JPMorgan Chase had pledged about $4 billion to underwrite the new league, but the American bank did not end up issuing it or losing any money: The league collapsed only 48 hours after it was announced, after more than half of its 12 founding clubs announced they would not take part.

Like the 12 clubs involved in the breakaway group — which included European giants like Real Madrid and Barcelona, Manchester United and Liverpool, Juventus and A.C. Milan — JPMorgan had come under intense criticism from fans and others merely for participating in the plan. Designed as a 20-team league with 15 permanent members, it would have severely cut in to the revenues of dozens of national leagues, imperiled the finances and values of the hundreds of European clubs who were left out, and upended the structures that have underpinned European soccer for a century — all while funneling billions to a few elite teams.

In a corporate statement rare for its contrition and self-criticism, JPMorgan admitted it had been a mistake to finance the proposal without considering its effects on others.

“We clearly misjudged how this deal would be viewed by the wider football community and how it might impact them in the future,” a company spokesman said. “We will learn from this.”

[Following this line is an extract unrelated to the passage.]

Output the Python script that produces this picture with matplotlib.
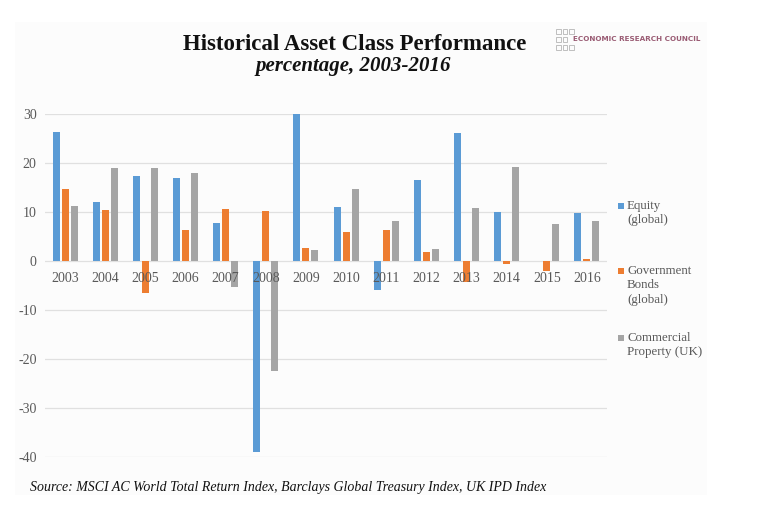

But in an interview with Bloomberg TV, the bank’s co-president, Daniel E. Pinto, also sought to distance the bank from the blowback that the clubs continue to face.

“We arranged a loan for a client,” Pinto said. “It’s not our place to decide what is the optimal way for football to operate in Europe and the U.K.”

“We were expecting this to be emotional, we were expecting people to have different opinions, and that is what is happening,” Pinto said.

And the Super League is not, in fact, officially dead. Real Madrid, Barcelona and Juventus are still signed up, and continue to strategize.

One reason they may not have walked away could be financial. The contracts signed by the 12 founding members included penalty clauses worth millions of dollars. Real Madrid, Barcelona and Juventus, whose mounting debts and fears of rising costs led them into the project in the first place, could be positioned — by staying in — to extract tens of millions of dollars in punishments out of their former partners for walking away from it.